Initial publication: Schulze, S.; Adams, Z.; Cerletti, M. et al. (2020). The Archaeal Proteome Project advances knowledge about archaeal cell biology through comprehensive proteomics. Nat Commun 11, 3145. https://doi.org/10.1038/s41467-020-16784-7
Glycoproteomic analysis using ArcPP: Schulze, S.; Pfeiffer, F.; Garcia, B.A.; Pohlschroder, M. (2021). Comprehensive glycoproteomics shines new light on the complexity and extent of glycosylation in archaea. PLOS Biol. https://doi.org/10.1371/journal.pbio.3001277
Step-by-step description of sample preparation and bioinformatic analysis: Schulze, S.; Pohlschroder, M. (2022). Proteomic sample preparation and data analysis in line with the Archaeal Proteome. Meth Mol Biol. https://doi.org/10.1007/978-1-0716-2445-6_18
Get the latest version via GitHub: https://github.com/arcPP/ArcPP
as a .zip package: https://github.com/arcPP/ArcPP/archive/master.zip
or via git clone::
git clone https://github.com/ArcPP/ArcPP.git
Result files can found here: https://doi.org/10.5281/zenodo.3825856.
An interactive, searchable representation of protein and peptide identifications can be found at: https://archaealproteomeproject.org
For looking at the meta data, database and result files, of course no specific software is required.
However, if you want to execute the analysis scripts, Python 3.6 or higher is required as well as the Python package Ursgal. Further information on the installation and usage of Ursgal can be found here: https://github.com/ursgal/ursgal
Furthermore, docstrings in the scripts explain the basic functions and steps in the analysis pipeline.
If you encounter any problems you can open up issues at GitHub, or contact us directly by email. For any contributions, fork us at https://github.com/arcPP/ArcPP and open up pull requests.
- Full integration of PXD040781
- Restructuring of scripts folder and removal of results folder (results are stored at https://doi.org/10.5281/zenodo.3825856)
- Full integration of PXD021827
- Integration of PXD021827 (meta data)
- Integration of PXD021874 (meta data + results)

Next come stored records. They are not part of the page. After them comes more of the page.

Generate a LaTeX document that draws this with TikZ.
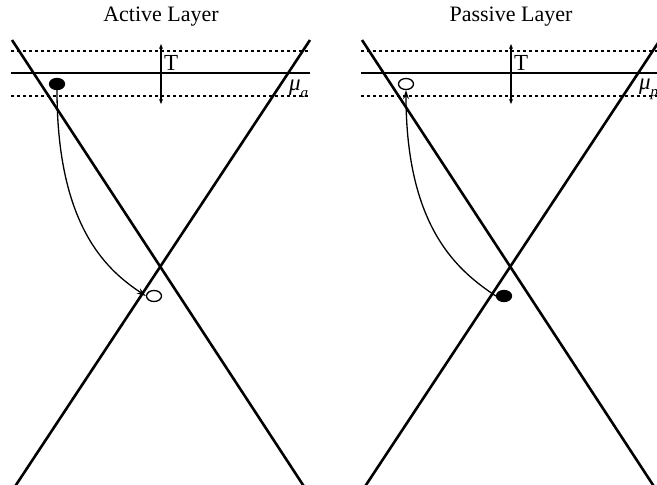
\documentclass[tikz,border=0pt]{standalone}
\usepackage{fontspec}
\setmainfont{Liberation Serif}
\usetikzlibrary{arrows.meta,shapes.geometric}
\begin{document}
\begin{tikzpicture}[x=1pt,y=-1pt,
  xline/.style={line width=2.6pt},
  hline/.style={line width=1.6pt},
  dotline/.style={line width=1.6pt,dash pattern=on 3pt off 3pt},
  ball/.style={ellipse,inner sep=0pt,minimum width=15pt,minimum height=11pt,line width=1.3pt},
  full/.style={ball,draw,fill=black},
  hollow/.style={ball,draw},
  tarrow/.style={line width=1.5pt,{Stealth[length=5pt,width=4pt]}-{Stealth[length=5pt,width=4pt]}},
  jump/.style={line width=1.3pt,-{Stealth[length=9pt,width=6pt]}},
  title/.style={font=\fontsize{22}{25}\selectfont,inner sep=0pt},
  tlab/.style={font=\fontsize{23}{26}\selectfont,inner sep=0pt,anchor=west},
  mulab/.style={font=\fontsize{23}{26}\selectfont\itshape,inner sep=0pt,anchor=west}]
\useasboundingbox (0,0) rectangle (657,485);
\clip (0,0) rectangle (657,485);
% titles
\node[title] (t1) at (161,17) {Active Layer};
\node[title] (t2) at (511,17) {Passive Layer};
% left panel
\coordinate (la1) at (12,40); \coordinate (la2) at (305,488);
\coordinate (lb1) at (14,488); \coordinate (lb2) at (310,40);
\draw[xline] (la1) -- (la2);
\draw[xline] (lb1) -- (lb2);
\coordinate (lh1) at (11,51); \coordinate (lh2) at (310,51);
\coordinate (lm1) at (11,73); \coordinate (lm2) at (310,73);
\coordinate (ll1) at (11,96); \coordinate (ll2) at (310,96);
\draw[dotline] (lh1) -- (lh2);
\draw[hline] (lm1) -- (lm2);
\draw[dotline] (ll1) -- (ll2);
\coordinate (lt1) at (161,44); \coordinate (lt2) at (161,104);
\draw[tarrow] (lt1) -- (lt2);
\node[tlab] (lT) at (164,63) {T};
\node[mulab] (lmu) at (289,89) {μ\raisebox{-0.3em}{\fontsize{15}{15}\selectfont a}};
\node[full] (lf) at (57,84) {};
\node[hollow] (lh) at (154,296) {};
\draw[jump] (lf.south) .. controls (57,230) and (110,272) .. (lh.west);
% right panel
\coordinate (ra1) at (362,40); \coordinate (ra2) at (655,488);
\coordinate (rb1) at (364,488); \coordinate (rb2) at (660,40);
\draw[xline] (ra1) -- (ra2);
\draw[xline] (rb1) -- (rb2);
\coordinate (rh1) at (361,51); \coordinate (rh2) at (660,51);
\coordinate (rm1) at (361,73); \coordinate (rm2) at (660,73);
\coordinate (rl1) at (361,96); \coordinate (rl2) at (660,96);
\draw[dotline] (rh1) -- (rh2);
\draw[hline] (rm1) -- (rm2);
\draw[dotline] (rl1) -- (rl2);
\coordinate (rt1) at (511,44); \coordinate (rt2) at (511,104);
\draw[tarrow] (rt1) -- (rt2);
\node[tlab] (rT) at (514,63) {T};
\node[mulab] (rmu) at (639,89) {μ\raisebox{-0.3em}{\fontsize{15}{15}\selectfont p}};
\node[hollow] (rh) at (406,84) {};
\node[full] (rf) at (504,296) {};
\draw[jump] (rf.west) .. controls (460,272) and (406,230) .. (rh.south);
\end{tikzpicture}
\end{document}
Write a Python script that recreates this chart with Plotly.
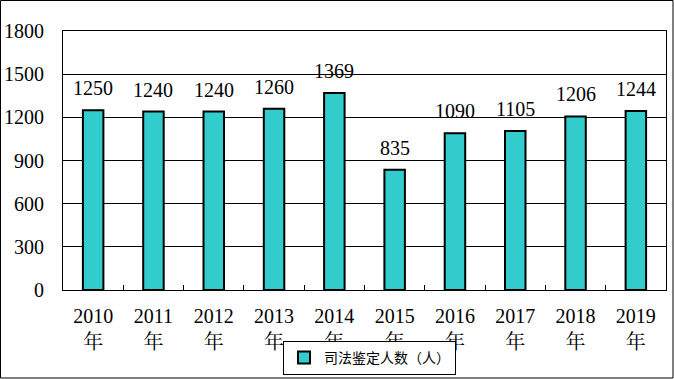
import plotly.graph_objects as go

years = ["2010", "2011", "2012", "2013", "2014", "2015", "2016", "2017", "2018", "2019"]
values = [1250, 1240, 1240, 1260, 1369, 835, 1090, 1105, 1206, 1244]
series_name = "司法鉴定人数（人）"
y_ticks = [0, 300, 600, 900, 1200, 1500, 1800]

cats = [y + "<br>年" for y in years]
serif = "Liberation Serif, Noto Serif CJK SC, Noto Sans CJK SC, serif"

fig = go.Figure()
fig.add_trace(go.Bar(
    x=cats, y=values, name=series_name,
    marker=dict(color="#33CCCC", line=dict(color="black", width=2)),
    showlegend=True,
))

for c, v in zip(cats, values):
    fig.add_annotation(x=c, y=v, text=str(v), showarrow=False, yanchor="middle",
                       yshift=22, font=dict(family=serif, size=20, color="black"))

fig.update_layout(
    width=674, height=379,
    margin=dict(l=63, r=8, t=31, b=89, autoexpand=False),
    paper_bgcolor="white", plot_bgcolor="white",
    bargap=0.66,
    font=dict(family=serif, size=20, color="black"),
    xaxis=dict(
        showline=True, linecolor="black", linewidth=1, mirror=True,
        ticks="inside", tickson="boundaries", ticklen=5, tickcolor="black",
        tickfont=dict(family=serif, size=20), ticklabelstandoff=8,
    ),
    yaxis=dict(
        range=[0, 1800], tickvals=y_ticks, showgrid=True, gridcolor="black", gridwidth=1,
        showline=True, linecolor="black", linewidth=1, mirror=True, ticks="",
        tickfont=dict(family=serif, size=20), zeroline=False, ticklabelstandoff=14,
    ),
    legend=dict(
        orientation="h", x=(369.5 - 63) / 603, xanchor="center", y=-51 / 259, yanchor="top",
        bordercolor="black", borderwidth=1, bgcolor="white",
        font=dict(family="Noto Sans CJK SC, sans-serif", size=14),
    ),
    shapes=[dict(type="rect", xref="paper", yref="paper", x0=-62.5 / 603, x1=1 + 7 / 603,
                 y0=-88 / 259, y1=1 + 30.5 / 259, line=dict(color="black", width=1))],
)

fig.write_html("out.html", config={"displayModeBar": False},
               post_script="document.body.style.margin='0';")
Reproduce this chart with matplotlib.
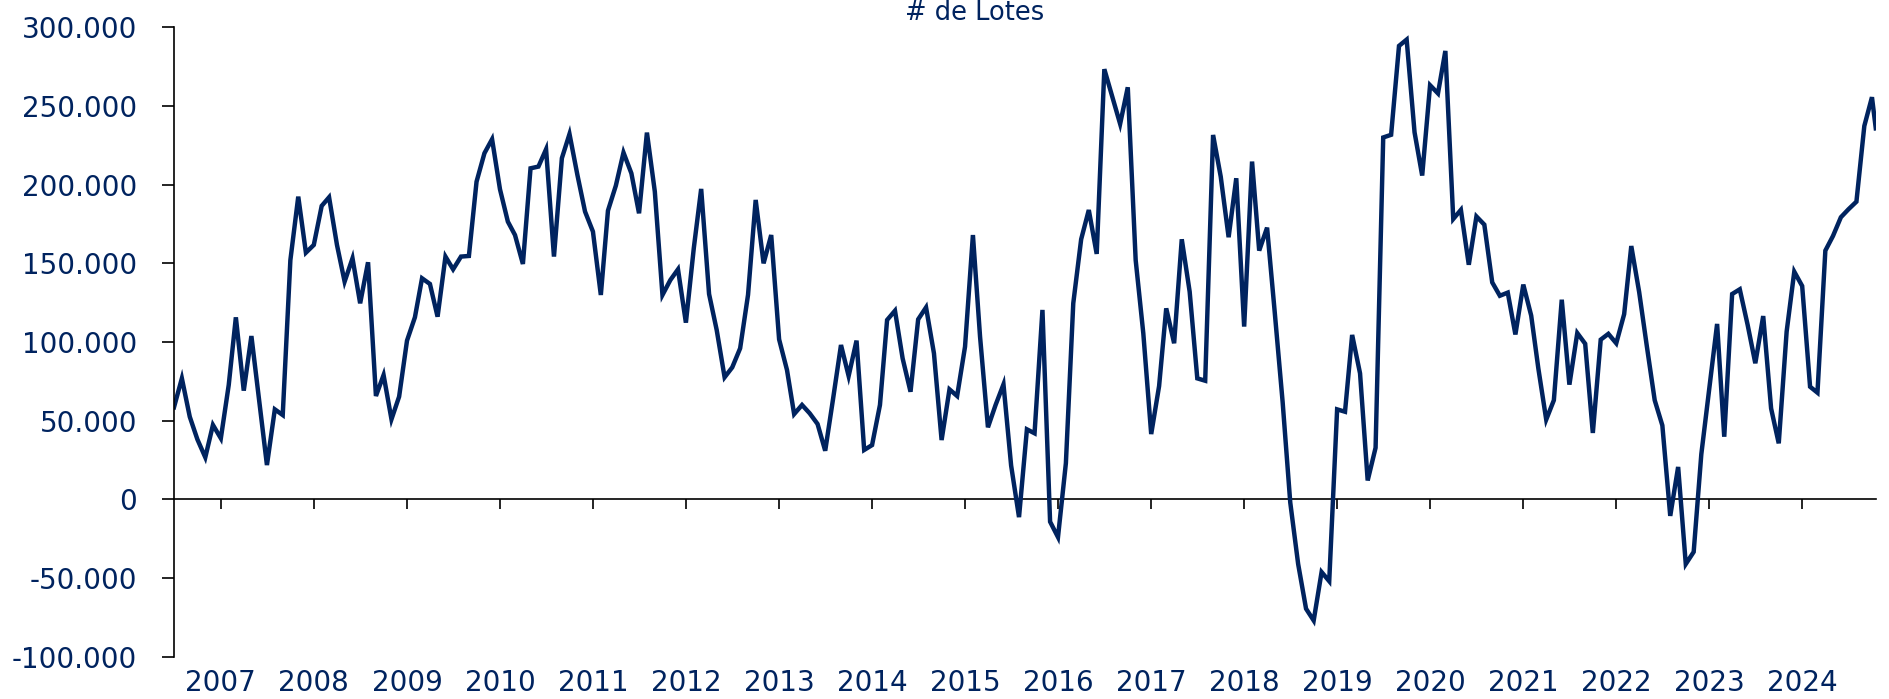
import matplotlib
matplotlib.use("Agg")
import matplotlib.pyplot as plt
import pandas as pd
from matplotlib.ticker import FuncFormatter

navy = "#00235F"

# monthly values (thousands of lots), Jul 2006 -> Oct 2024, last point mid-month
lotes_k = [
    58.5, 76.9, 52.5, 38.1, 26.7, 47.3, 38.8, 72.7, 115.7, 69.1, 103.8, 62.0,
    21.8, 57.2, 53.6, 152.0, 192.4, 156.8, 161.7, 186.5, 192.0, 161.7, 138.4, 153.2,
    124.6, 150.7, 65.7, 79.0, 50.9, 65.3, 100.9, 115.7, 140.5, 136.9, 116.1, 154.3,
    146.2, 154.3, 154.7, 201.9, 220.0, 228.9, 197.1, 176.5, 168.0, 149.6, 210.4, 211.5,
    222.5, 154.3, 216.8, 232.2, 206.2, 182.9, 170.2, 129.9, 183.5, 199.4, 220.4, 207.2,
    181.8, 233.1, 195.6, 129.9, 139.4, 146.2, 112.3, 159.6, 197.3, 130.5, 107.6, 77.6,
    83.9, 96.0, 130.0, 190.3, 150.0, 168.0, 101.7, 82.2, 54.2, 60.0, 54.7, 47.9,
    30.9, 64.0, 98.1, 78.4, 100.9, 31.4, 34.5, 60.0, 114.0, 119.9, 89.6, 68.4,
    114.4, 122.0, 92.8, 37.7, 69.9, 65.7, 97.0, 168.0, 103.4, 45.8, 60.0, 73.1,
    21.5, -11.3, 44.5, 42.0, 120.4, -14.2, -24.0, 23.0, 124.6, 165.3, 183.9, 156.0,
    273.4, 256.0, 238.6, 261.9, 152.1, 105.5, 41.5, 72.0, 121.4, 99.2, 165.3, 132.0,
    76.9, 75.4, 231.6, 205.1, 166.6, 204.1, 109.8, 214.7, 158.1, 172.7, 119.0, 62.0,
    -2.0, -41.1, -69.5, -77.0, -46.2, -52.0, 57.2, 55.7, 104.5, 80.1, 12.0, 32.8,
    230.0, 231.7, 288.2, 292.2, 233.3, 205.8, 263.2, 258.0, 285.0, 178.2, 184.0, 149.1,
    179.8, 174.6, 137.9, 129.4, 131.4, 104.8, 136.5, 116.8, 83.3, 50.7, 63.0, 126.9,
    72.9, 105.7, 98.9, 42.2, 101.5, 105.2, 99.2, 117.7, 161.0, 131.7, 97.4, 63.0,
    47.0, -10.5, 20.6, -41.1, -33.4, 28.7, 70.0, 111.5, 39.8, 130.5, 133.5, 110.8,
    86.5, 116.5, 57.8, 35.6, 106.6, 144.7, 135.6, 71.6, 67.8, 158.1, 167.4, 179.3,
    184.4, 189.2, 237.3, 255.6, 235.8,
]
months = pd.date_range("2006-07-01", periods=220, freq="MS")
dates = months.append(pd.DatetimeIndex(["2024-10-16"]))
lotes = [v * 1000 for v in lotes_k]

years = list(range(2007, 2025))
year_ticks = [pd.Timestamp(f"{y}-01-01") for y in years]
y_ticks = list(range(-100000, 300001, 50000))

fig = plt.figure(figsize=(18.89, 6.99), dpi=100)
ax = fig.add_axes([0.0921, 0.0605, 0.9009, 0.9004])

ax.plot(dates, lotes, color=navy, linewidth=3.2, solid_joinstyle="miter")

ax.set_xlim(dates[0], dates[-1])
ax.set_ylim(-100000, 300000)

# y axis
ax.set_yticks(y_ticks)
ax.yaxis.set_major_formatter(FuncFormatter(lambda v, p: f"{int(v):,}".replace(",", ".")))
ax.tick_params(axis="y", direction="out", length=8.5, width=1.2, color="black",
               labelsize=20, labelcolor=navy, pad=18)

# year labels at the bottom, no tick marks there
ax.set_xticks(year_ticks)
ax.set_xticklabels([str(y) for y in years])
ax.tick_params(axis="x", length=0, labelsize=20, labelcolor=navy, pad=9)

for s in ["top", "right", "bottom"]:
    ax.spines[s].set_visible(False)
ax.spines["left"].set_linewidth(1.2)

# zero line with the year tick marks
zero = ax.secondary_xaxis(0.25)
zero.set_xticks(year_ticks)
zero.set_xticklabels([])
zero.tick_params(direction="out", length=7, width=1.2, color="black")
zero.spines["bottom"].set_linewidth(1.2)

fig.text(0.5159, 0.972, "# de Lotes", ha="center", va="baseline", fontsize=18.5, color=navy)

fig.savefig("out.png", dpi=100)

- Including glycoproteomic analysis scripts
- Including general_example_workflow.py as a generalized example analysis script
- Including analysis of Natrialba magadii as part of PXD009116
- Initial ArcPP release
Copyright 2019-today by authors and contributors in alphabetical order
- Zach Adams
- Micaela Cerletti
- Rosana De Castro
- Sébastien Ferreira-Cerca
- Christian Fufezan
- Benjamin A. Garcia
- María Inés Giménez
- Michael Hippler
- Zivojin Jevtic
- Robert Knüppel
- Georgio Legerme
- Christof Lenz
- Anita Marchfelder
- Julie Maupin-Furlow
- Roberto A. Paggi
- Friedhelm Pfeiffer
- Ansgar Poetsch
- Mechthild Pohlschroder
- Stefan Schulze
- Henning Urlaub
Dr. Stefan Schulze Gosnell School of Life Sciences Rochester Institute of Technology Brown Hall 86-1121, Rochester, NY 14623 email: stefan.schulze@rit.edu
While all analyses for ArcPP have been performed with greatest care, errors in the underlying software, raw datasets or database cannot be ruled out completely. Therefore, the source code used for this project is available here and should be inspected if in doubt, or used to verify results. As common practice in science: be critical and never trust results blindly.
The content of this project itself is licensed under the Creative Commons Attribution 3.0 Unported license, and the underlying source code used to format and display that content is licensed under the GNU Lesser General Public License v3.0.